Описывая булгаковские невзгоды, как-то принято стало упоминать такие имена, как Литовский, Киршон… Но вот родная сестра Елены Сергеевны – чем она лучше? Прошу отметить, что «простая» секретарша прекрасно исполняет функции политконтроля (был такой, вплоть до конца восьмидесятых годов). Ну чем не Гелла! Но читаем дневник дальше – запись ровно через три года:
«Неожиданно выясняли отношения с Оленькой, я ей сказала, что она ради Немировича готова продать кого угодно. Оленька плакала, мне было ужасно больно, но лучше сказать то, что на душе, чем таить».

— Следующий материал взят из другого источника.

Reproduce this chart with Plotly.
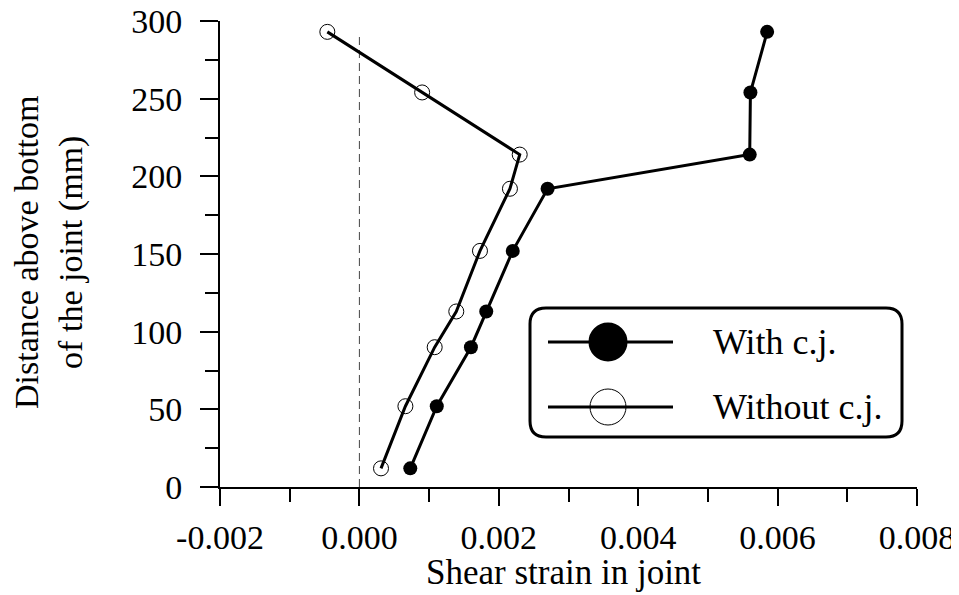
import plotly.graph_objects as go

# Data
heights_mm = [12, 52, 90, 113, 152, 192, 214, 254, 293]
strain_with_cj = [0.00073, 0.00111, 0.00160, 0.00182, 0.00220, 0.00270, 0.00560, 0.00561, 0.00585]
strain_without_cj = [0.00031, 0.00066, 0.00108, 0.00139, 0.00173, 0.00216, 0.00230, 0.00090, -0.00046]
series_names = ["With c.j.", "Without c.j."]
x_ticks = [-0.002, 0.000, 0.002, 0.004, 0.006, 0.008]
x_tick_labels = ["-0.002", "0.000", "0.002", "0.004", "0.006", "0.008"]
y_ticks = [0, 50, 100, 150, 200, 250, 300]
x_title = "Shear strain in joint"
y_title = "Distance above bottom<br>of the joint (mm)"

FONT = "Liberation Serif, Times New Roman, serif"
OFF = 8  # page body margin in the browser
W, H = 959 - OFF, 595 - OFF
# plot area on screen: x 220..917, y 21..487
L, R, T = 220 - OFF, 959 - 917, 21 - OFF
B = H - T - (487 - 21)
PW, PH = W - L - R, H - T - B

def px(xs):
    """screen x pixel -> paper coordinate"""
    return (xs - OFF - L) / PW

def py(ys):
    """screen y pixel -> paper coordinate"""
    return (H - B - (ys - OFF)) / PH

fig = go.Figure()

fig.add_trace(go.Scatter(
    x=strain_with_cj, y=heights_mm, mode="lines+markers", name=series_names[0],
    line=dict(color="black", width=3),
    marker=dict(symbol="circle", size=14, color="black"),
    showlegend=False,
))
fig.add_trace(go.Scatter(
    x=strain_without_cj, y=heights_mm, mode="lines+markers", name=series_names[1],
    line=dict(color="black", width=3),
    marker=dict(symbol="circle-open", size=15, color="black", line=dict(width=1)),
    showlegend=False,
))

shapes = []
# dashed zero reference line
shapes.append(dict(type="line", xref="x", yref="y", x0=0, x1=0, y0=0, y1=292,
                   line=dict(color="#444", width=1, dash="8px,5px"), layer="below"))

# rounded legend box
bx0, bx1, by0, by1 = px(530), px(902), py(437), py(308)
rx, ry = 16 / PW, 16 / PH
path = (f"M {bx0+rx},{by1} L {bx1-rx},{by1} Q {bx1},{by1} {bx1},{by1-ry} "
        f"L {bx1},{by0+ry} Q {bx1},{by0} {bx1-rx},{by0} "
        f"L {bx0+rx},{by0} Q {bx0},{by0} {bx0},{by0+ry} "
        f"L {bx0},{by1-ry} Q {bx0},{by1} {bx0+rx},{by1} Z")
shapes.append(dict(type="path", xref="paper", yref="paper", path=path,
                   line=dict(color="black", width=3), fillcolor="white", layer="above"))

rows = [py(342), py(407)]
for i, ry_ in enumerate(rows):
    shapes.append(dict(type="line", xref="paper", yref="paper", x0=px(548), x1=px(673),
                       y0=ry_, y1=ry_, line=dict(color="black", width=3)))
    shapes.append(dict(type="circle", xref="paper", yref="paper",
                       xsizemode="pixel", ysizemode="pixel",
                       xanchor=px(608), yanchor=ry_, x0=-18, x1=18, y0=-18, y1=18,
                       fillcolor="black" if i == 0 else "rgba(0,0,0,0)",
                       line=dict(color="black", width=3 if i == 0 else 1)))

annotations = []
for i, ry_ in enumerate(rows):
    annotations.append(dict(xref="paper", yref="paper", x=px(711), y=ry_, text=series_names[i],
                            showarrow=False, xanchor="left", yanchor="middle",
                            font=dict(family=FONT, size=36, color="black")))
# axis titles
annotations.append(dict(xref="paper", yref="paper", x=px(563), y=py(594), text=x_title,
                        showarrow=False, xanchor="center", yanchor="bottom",
                        font=dict(family=FONT, size=35, color="black")))
annotations.append(dict(xref="paper", yref="paper", x=px(49), y=py(253), text=y_title,
                        showarrow=False, xanchor="center", yanchor="middle", textangle=-90,
                        font=dict(family=FONT, size=34, color="black")))

fig.update_layout(
    width=W, height=H,
    margin=dict(l=L, r=R, t=T, b=B, autoexpand=False),
    paper_bgcolor="white", plot_bgcolor="white",
    font=dict(family=FONT, color="black"),
    shapes=shapes, annotations=annotations,
)

fig.update_xaxes(
    range=[-0.002, 0.008], tickvals=x_ticks, ticktext=x_tick_labels, automargin=False,
    showgrid=False, zeroline=False, showline=True, linecolor="black", linewidth=2,
    ticks="outside", ticklen=17, tickwidth=2, tickcolor="black",
    minor=dict(dtick=0.001, ticks="outside", ticklen=13, tickwidth=2, tickcolor="black", showgrid=False),
    tickfont=dict(family=FONT, size=34, color="black"),
    ticklabelstandoff=2, ticklabeloverflow="allow",
)
fig.update_yaxes(
    range=[0, 300], tickvals=y_ticks, automargin=False,
    showgrid=False, zeroline=False, showline=True, linecolor="black", linewidth=2,
    ticks="outside", ticklen=18, tickwidth=2, tickcolor="black",
    minor=dict(dtick=25, ticks="outside", ticklen=13, tickwidth=2, tickcolor="black", showgrid=False),
    tickfont=dict(family=FONT, size=34, color="black"),
    ticklabelstandoff=11, ticklabeloverflow="allow",
)

fig.write_html("out.html")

Да – «Оленька»; да – «плакала»… Но – «продать». А вот запись в том же дневнике от 22 декабря 1935 года:
«Не могу равнодушно думать об Ольге. У нее ничего нельзя понять, поминутно злится, явно недоброжелательна к „Мольеру“, сообщает всегда неприятные новости, а что нужно бы сказать – скрывает <…> Почему-то вмешивается в постановку „Мольера“, ругала Тарханова. Да ну их в болото! Утомились мы с Мишей безмерно».

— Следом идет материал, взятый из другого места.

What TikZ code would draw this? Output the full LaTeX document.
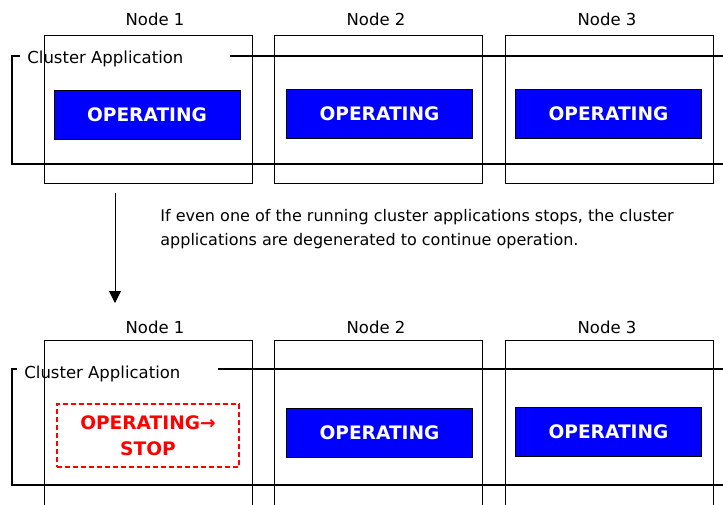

По данной выдержке ссылки на «Дневник» не будет. В этом издании такого нет. То есть запись за это число приводится, но там говорится совсем о других вещах. Дело в том, что сама Елена Сергеевна в пятидесятые годы свои дневниковые записи переписывала, ряд мест изменила, а отдельные, в том числе и это, в новую редакцию не включила. По сохранившемуся подлиннику В. И. Лосев осуществил публикацию в газете «Советская Россия» за 5 марта 1989 года. Такой факт можно, конечно, рассматривать как нарушение воли покойной, но публикация есть публикация, она дает право на ссылки. А этическая часть остается на совести того, кто опубликовал.

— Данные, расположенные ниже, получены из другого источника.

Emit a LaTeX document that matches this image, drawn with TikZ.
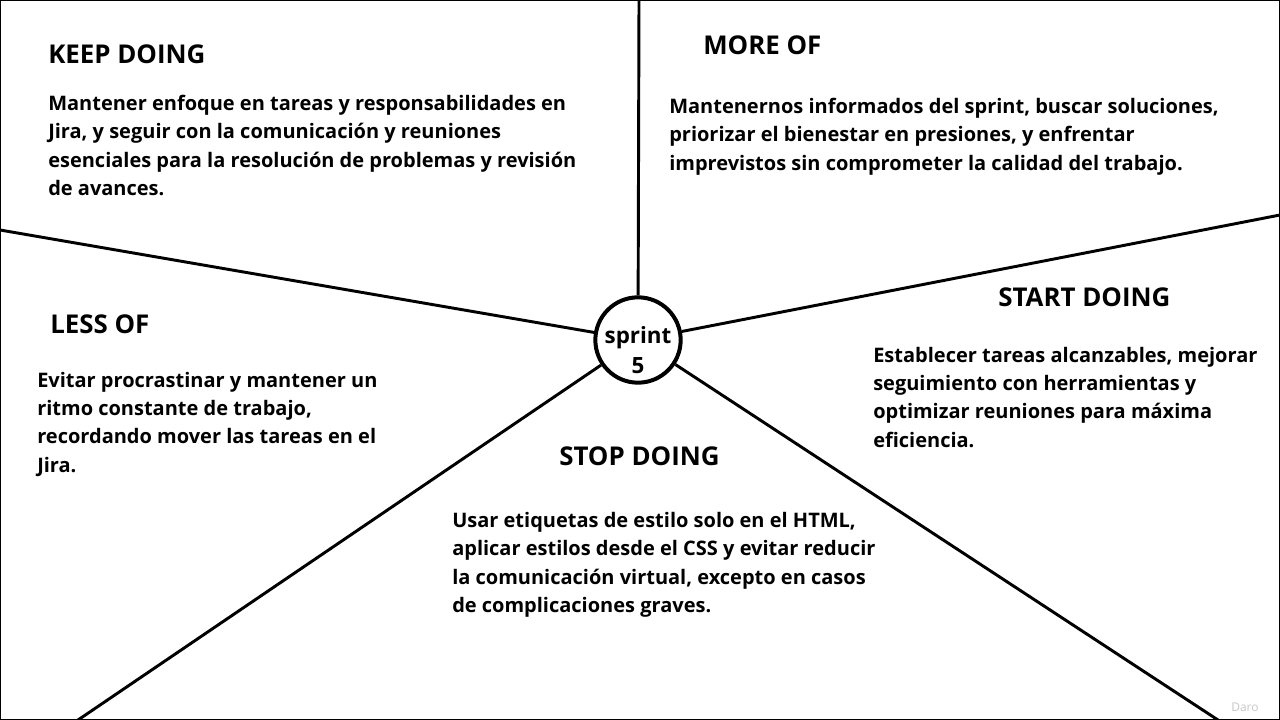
\documentclass[tikz,border=0pt]{standalone}
\usepackage{fontspec}
\setmainfont{Open Sans}
\begin{document}
\begin{tikzpicture}[x=0.75pt,y=-0.75pt]
            \tikzset{
              titulo/.style={anchor=base west,inner sep=0pt,font=\bfseries\fontsize{19.4}{22}\selectfont},
              texto/.style={anchor=north west,inner sep=0pt,align=left,font=\bfseries\fontsize{15}{21.2}\selectfont},
              raya/.style={line width=2.2pt}
            }
            \useasboundingbox (0,0) rectangle (1280,720);
            \draw [black,line width=1.5pt] (0,0) rectangle (1280,720);
            \node [circle,draw,line width=3pt,minimum size=64pt,inner sep=0pt] (sp) at (638,340) {};
            \node [align=center,inner sep=0pt,font=\bfseries\fontsize{16.8}{22.5}\selectfont] (sptxt) at (638,350) {sprint\\5};
            \coordinate (arriba) at (639,0);
            \coordinate (izq) at (0,230);
            \coordinate (der) at (1280,215);
            \coordinate (abizq) at (78,720);
            \coordinate (abder) at (1218,720);
            \draw [raya] (sp) -- (arriba);
            \draw [raya] (sp) -- (izq);
            \draw [raya] (sp) -- (der);
            \draw [raya] (sp) -- (abizq);
            \draw [raya] (sp) -- (abder);
            \node [titulo] (keep) at (48,64) {KEEP DOING};
            \node [texto] (keeptxt) at (48,95) {Mantener enfoque en tareas y responsabilidades en\\Jira, y seguir con la comunicación y reuniones\\esenciales para la resolución de problemas y revisión\\de avances.};
            \node [titulo] (more) at (703,55) {MORE OF};
            \node [texto] (moretxt) at (669,98) {Mantenernos informados del sprint, buscar soluciones,\\priorizar el bienestar en presiones, y enfrentar\\imprevistos sin comprometer la calidad del trabajo.};
            \node [titulo] (start) at (998,306) {START DOING};
            \node [texto] (starttxt) at (873,347) {Establecer tareas alcanzables, mejorar\\seguimiento con herramientas y\\optimizar reuniones para máxima\\eficiencia.};
            \node [titulo] (less) at (50,333) {LESS OF};
            \node [texto] (lesstxt) at (37,372) {Evitar procrastinar y mantener un\\ritmo constante de trabajo,\\recordando mover las tareas en el\\Jira.};
            \node [titulo] (stop) at (559,465) {STOP DOING};
            \node [texto] (stoptxt) at (452,512) {Usar etiquetas de estilo solo en el HTML,\\aplicar estilos desde el CSS y evitar reducir\\la comunicación virtual, excepto en casos\\de complicaciones graves.};
            \node [anchor=base west,inner sep=0pt,text=black!22,font=\fontsize{9}{10}\selectfont] (firma) at (1231,711) {Daro};
        \end{tikzpicture}
\end{document}
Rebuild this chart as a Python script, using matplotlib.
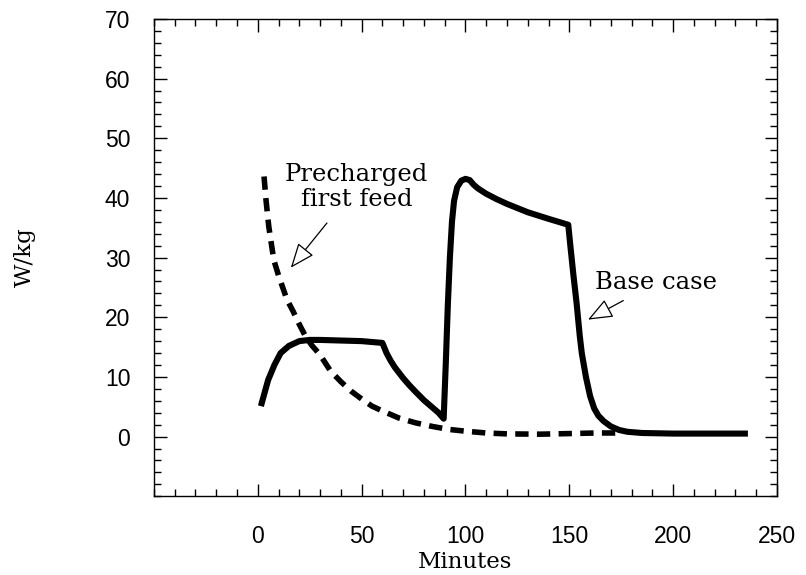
#!/usr/bin/env python3

import matplotlib
matplotlib.use("Agg")
import matplotlib.pyplot as plt
import numpy as np

# base case heat output (W/kg) against time (minutes)
base_t = [1.5, 3, 5, 8, 11, 15, 20, 25, 30, 40, 50, 60, 62, 64, 66, 68, 70,
          73, 76, 80, 84, 87, 89.5, 90.5, 91.5, 92.5, 93.5, 94.5, 96, 98, 100,
          102, 104, 106, 110, 115, 120, 130, 140, 149.5, 150.5, 152, 153.5,
          155, 156, 158, 160, 162, 164, 166.5, 170, 174, 178, 185, 200, 236]
base_w = [5.1, 7.0, 9.5, 12.0, 14.0, 15.2, 16.0, 16.2, 16.2, 16.1, 16.0, 15.7,
          14.0, 12.7, 11.6, 10.7, 9.8, 8.6, 7.5, 6.1, 4.9, 4.0, 3.0, 12.0,
          22.0, 30.0, 36.0, 39.5, 41.8, 42.9, 43.2, 43.0, 42.2, 41.6, 40.7,
          39.8, 39.0, 37.6, 36.5, 35.5, 32.0, 27.0, 22.4, 17.0, 14.0, 10.0,
          6.8, 4.7, 3.5, 2.6, 1.7, 1.1, 0.8, 0.6, 0.5, 0.5]

# precharged first feed
pre_t = [3, 4, 5.3, 7.7, 10, 12, 14, 17, 20, 23, 26, 30, 35, 40, 45, 50, 55,
         60, 68, 76, 84, 92, 100, 110, 120, 136, 150, 163, 175]
pre_w = [43.6, 39.5, 35.2, 29.6, 27.0, 25.0, 23.0, 21.0, 18.8, 16.8, 15.3,
         13.7, 11.0, 9.2, 7.6, 6.3, 5.1, 4.3, 3.1, 2.3, 1.7, 1.2, 0.9, 0.6,
         0.45, 0.4, 0.5, 0.6, 0.6]

x_ticks = [0, 50, 100, 150, 200, 250]
y_ticks = [0, 10, 20, 30, 40, 50, 60, 70]

serif = ["DejaVu Serif"]
sans = ["Liberation Sans", "DejaVu Sans"]


def main():
    fig = plt.figure(figsize=(8.06, 5.75), dpi=100)
    ax = fig.add_axes([0.191, 0.137, 0.773, 0.830])

    ax.plot(pre_t, pre_w, color="black", lw=4.0, linestyle=(0, (2.4, 1.5)),
            dash_capstyle="butt")
    ax.plot(base_t, base_w, color="black", lw=4.4, solid_joinstyle="round",
            solid_capstyle="butt")

    ax.set_xlim(-50, 250)
    ax.set_ylim(-10, 70)
    ax.set_xticks(x_ticks)
    ax.set_yticks(y_ticks)
    ax.set_xticks(np.arange(-50, 251, 10), minor=True)
    ax.set_yticks(np.arange(-10, 71, 2), minor=True)

    ax.tick_params(which="both", direction="in", top=True, right=True,
                   width=1.0, color="black")
    ax.tick_params(which="major", length=9)
    ax.tick_params(which="minor", length=5)
    ax.tick_params(axis="x", pad=21)
    ax.tick_params(axis="y", pad=17)
    for lab in ax.get_xticklabels() + ax.get_yticklabels():
        lab.set_family(sans)
        lab.set_fontsize(16.5)
    for sp in ax.spines.values():
        sp.set_linewidth(1.0)

    ax.set_xlabel("Minutes", family=serif, fontsize=16.5, labelpad=2)
    ax.set_ylabel("W/kg", family=serif, fontsize=16.5, labelpad=50)

    arrow = dict(arrowstyle="-|>,head_length=0.7,head_width=0.28",
                 fc="white", ec="black", lw=0.9, mutation_scale=22,
                 shrinkA=0, shrinkB=0)
    ax.annotate("", xy=(15.9, 28.3), xytext=(33.3, 35.8), arrowprops=arrow)
    ax.text(47.5, 41.8, "Precharged\nfirst feed", family=serif,
            fontsize=17.5, ha="center", va="center", linespacing=1.12)

    ax.annotate("", xy=(159, 19.6), xytext=(176, 22.8), arrowprops=arrow)
    ax.text(191.8, 25.8, "Base case", family=serif, fontsize=17.5,
            ha="center", va="center")

    fig.savefig("out.png", dpi=100)


if __name__ == "__main__":
    main()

Итак, отношение Булгакова и Елены Сергеевны к О. С. Бокшанской определилось. Интересно, как к ней относились другие. Позволю себе еще раз возвратиться к воспоминаниям В. В. Шверубовича, знавшего Ольгу Сергеевну на протяжении многих лет. Приводимые ниже выдержки характеризуют обстановку в труппе МХТ в период зарубежных гастролей 1922–1923 годов:
«Удовлетворенный хорошо выполненной работой, довольный собой, я пришел в одну из уборных театра, где О. С. Бокшанская выплачивала последние парижские деньги. Очень спешил, боялся не застать ее, так как было объявлено, что деньги платят до пяти часов. Она была еще здесь, но когда я сказал, что рад, что застал ее, она мне ответила: „Вы опоздали, уже пять часов двадцать минут, а я работаю до пяти“. Денег у меня не было – последние франки я истратил на угощение грузчиков, есть хотелось невероятно. Сначала я не поверил в серьезность ее слов, доказывая ей, что опоздал потому, что только что закончил погрузку, но когда она сложила свои вещи и встала в дверях с ключом в руках, ожидая моего ухода, я пришел в дикое бешенство, вырвал у нее из рук ключ и сказал, вернее, прорычал, что пока она мне не даст денег, она из комнаты не уйдет. Она разрыдалась и стала звать на помощь – оказывается, в соседней комнате сидели Подгорный и Румянцев; они пришли и начали срамить меня и угрожать, мне пришлось подчиниться силе. <…> Самое обидное было, что, сначала собираясь жаловаться Константину Сергеевичу на хамство конторы, а потом решив плюнуть и не делать им неприятностей, я был-таки вызван к нему и получил строжайший выговор за то, что „пьяный ворвался в кабинет Ольги Сергеевны, чуть не бил ее, ломал ей пальцы, орал, оскорблял ее и Николая Афанасьевича“, что, если бы не заслуги „папа“ и „мама“, меня следовало бы за такое поведение отослать в Москву. Я был так ошарашен, что не нашел слов и, боясь разреветься, молча убежал <…>
Большая доля вины была на Подгорном, Бертенсоне и „конторских девах“ (Р. К. Таманцова и О. С. Бокшанская. – А. Б.). Они упорно взращивали в сознании Константина Сергеевича недоверие, подозрительность, антипатию к молодой части труппы, подчеркивали, преувеличивали каждое проявление неуважения, непочтительности к Театру и к нему лично. А это отражалось на его отношении к ним, его тон становился иногда почти враждебным, его замечания звучали обидно <…> К весне 1923 года настроения были скверные <…> Руководство административное и художественно-административное, которое осуществлялось Бертенсоном, Подгорным и, главное, двумя „конторскими девами“, было казенным, равнодушным, я бы сказал даже, враждебным труппе».